Work required: Below is a listing. Quote from it, exactly, the lines from the one containing "The picture is" down to the one containing "plt.rcParams['mathtext.default'] = 'regular'", both ends included, and nothing else.
※
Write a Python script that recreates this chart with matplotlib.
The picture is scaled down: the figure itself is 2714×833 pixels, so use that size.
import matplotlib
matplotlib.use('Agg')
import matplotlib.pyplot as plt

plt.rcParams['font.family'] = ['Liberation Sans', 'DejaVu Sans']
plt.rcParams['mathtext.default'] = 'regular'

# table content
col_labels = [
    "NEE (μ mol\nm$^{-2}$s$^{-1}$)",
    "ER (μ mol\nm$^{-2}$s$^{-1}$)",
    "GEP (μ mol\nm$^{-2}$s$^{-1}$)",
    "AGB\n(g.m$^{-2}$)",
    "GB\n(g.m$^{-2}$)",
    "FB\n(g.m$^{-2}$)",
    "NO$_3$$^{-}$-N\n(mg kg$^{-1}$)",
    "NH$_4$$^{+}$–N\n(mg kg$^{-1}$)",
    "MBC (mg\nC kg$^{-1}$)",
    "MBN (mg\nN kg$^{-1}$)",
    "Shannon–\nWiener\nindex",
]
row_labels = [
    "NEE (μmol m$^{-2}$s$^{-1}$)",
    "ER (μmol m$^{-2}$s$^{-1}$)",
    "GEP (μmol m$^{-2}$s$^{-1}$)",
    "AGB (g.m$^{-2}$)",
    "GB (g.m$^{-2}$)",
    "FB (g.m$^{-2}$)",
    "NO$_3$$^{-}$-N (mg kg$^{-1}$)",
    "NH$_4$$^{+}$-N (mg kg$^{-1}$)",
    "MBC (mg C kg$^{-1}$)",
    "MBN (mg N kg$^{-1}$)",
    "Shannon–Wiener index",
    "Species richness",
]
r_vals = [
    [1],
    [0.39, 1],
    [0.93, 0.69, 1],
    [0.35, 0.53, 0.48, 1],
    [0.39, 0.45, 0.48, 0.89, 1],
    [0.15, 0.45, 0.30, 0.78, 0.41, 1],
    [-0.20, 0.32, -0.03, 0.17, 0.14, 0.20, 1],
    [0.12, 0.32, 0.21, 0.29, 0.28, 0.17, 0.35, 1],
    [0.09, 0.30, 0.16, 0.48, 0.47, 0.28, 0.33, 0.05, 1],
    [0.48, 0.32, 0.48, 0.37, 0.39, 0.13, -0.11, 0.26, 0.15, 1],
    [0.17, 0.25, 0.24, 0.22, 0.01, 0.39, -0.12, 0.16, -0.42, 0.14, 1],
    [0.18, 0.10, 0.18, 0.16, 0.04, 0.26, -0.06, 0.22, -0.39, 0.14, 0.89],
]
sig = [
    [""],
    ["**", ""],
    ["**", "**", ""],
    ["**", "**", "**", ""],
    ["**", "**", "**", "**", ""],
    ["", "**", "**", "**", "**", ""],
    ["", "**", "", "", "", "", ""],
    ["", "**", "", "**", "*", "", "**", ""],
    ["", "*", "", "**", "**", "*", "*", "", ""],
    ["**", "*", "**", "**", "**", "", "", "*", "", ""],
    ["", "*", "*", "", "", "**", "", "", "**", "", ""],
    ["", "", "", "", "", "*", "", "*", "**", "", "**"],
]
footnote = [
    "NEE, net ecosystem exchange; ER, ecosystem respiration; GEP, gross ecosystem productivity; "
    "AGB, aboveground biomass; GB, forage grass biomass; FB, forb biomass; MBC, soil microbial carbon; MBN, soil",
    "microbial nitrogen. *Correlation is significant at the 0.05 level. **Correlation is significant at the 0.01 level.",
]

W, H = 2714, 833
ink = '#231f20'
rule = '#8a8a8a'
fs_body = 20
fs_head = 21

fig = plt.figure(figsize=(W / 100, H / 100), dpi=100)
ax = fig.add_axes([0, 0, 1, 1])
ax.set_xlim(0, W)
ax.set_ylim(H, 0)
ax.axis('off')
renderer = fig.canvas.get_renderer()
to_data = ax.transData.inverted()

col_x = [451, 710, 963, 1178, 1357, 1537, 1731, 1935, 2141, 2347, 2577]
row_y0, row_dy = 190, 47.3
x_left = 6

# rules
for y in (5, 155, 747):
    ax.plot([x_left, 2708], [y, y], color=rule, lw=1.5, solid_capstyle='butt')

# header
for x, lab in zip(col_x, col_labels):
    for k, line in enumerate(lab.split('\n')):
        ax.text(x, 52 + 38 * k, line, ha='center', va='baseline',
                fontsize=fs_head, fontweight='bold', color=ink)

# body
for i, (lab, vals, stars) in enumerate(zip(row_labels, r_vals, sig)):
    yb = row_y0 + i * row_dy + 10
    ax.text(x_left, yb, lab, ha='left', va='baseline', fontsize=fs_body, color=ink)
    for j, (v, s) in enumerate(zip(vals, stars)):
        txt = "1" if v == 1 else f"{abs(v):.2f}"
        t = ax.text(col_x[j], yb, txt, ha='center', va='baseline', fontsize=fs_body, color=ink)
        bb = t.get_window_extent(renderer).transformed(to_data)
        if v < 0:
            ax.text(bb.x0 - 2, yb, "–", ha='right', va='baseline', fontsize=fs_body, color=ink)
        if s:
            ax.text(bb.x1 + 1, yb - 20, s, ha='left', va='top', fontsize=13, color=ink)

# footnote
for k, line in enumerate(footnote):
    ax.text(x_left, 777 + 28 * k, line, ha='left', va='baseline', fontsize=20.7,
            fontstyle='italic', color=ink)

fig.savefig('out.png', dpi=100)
※
Response to this exercise:
The picture is scaled down: the figure itself is 2714×833 pixels, so use that size.
import matplotlib
matplotlib.use('Agg')
import matplotlib.pyplot as plt

plt.rcParams['font.family'] = ['Liberation Sans', 'DejaVu Sans']
plt.rcParams['mathtext.default'] = 'regular'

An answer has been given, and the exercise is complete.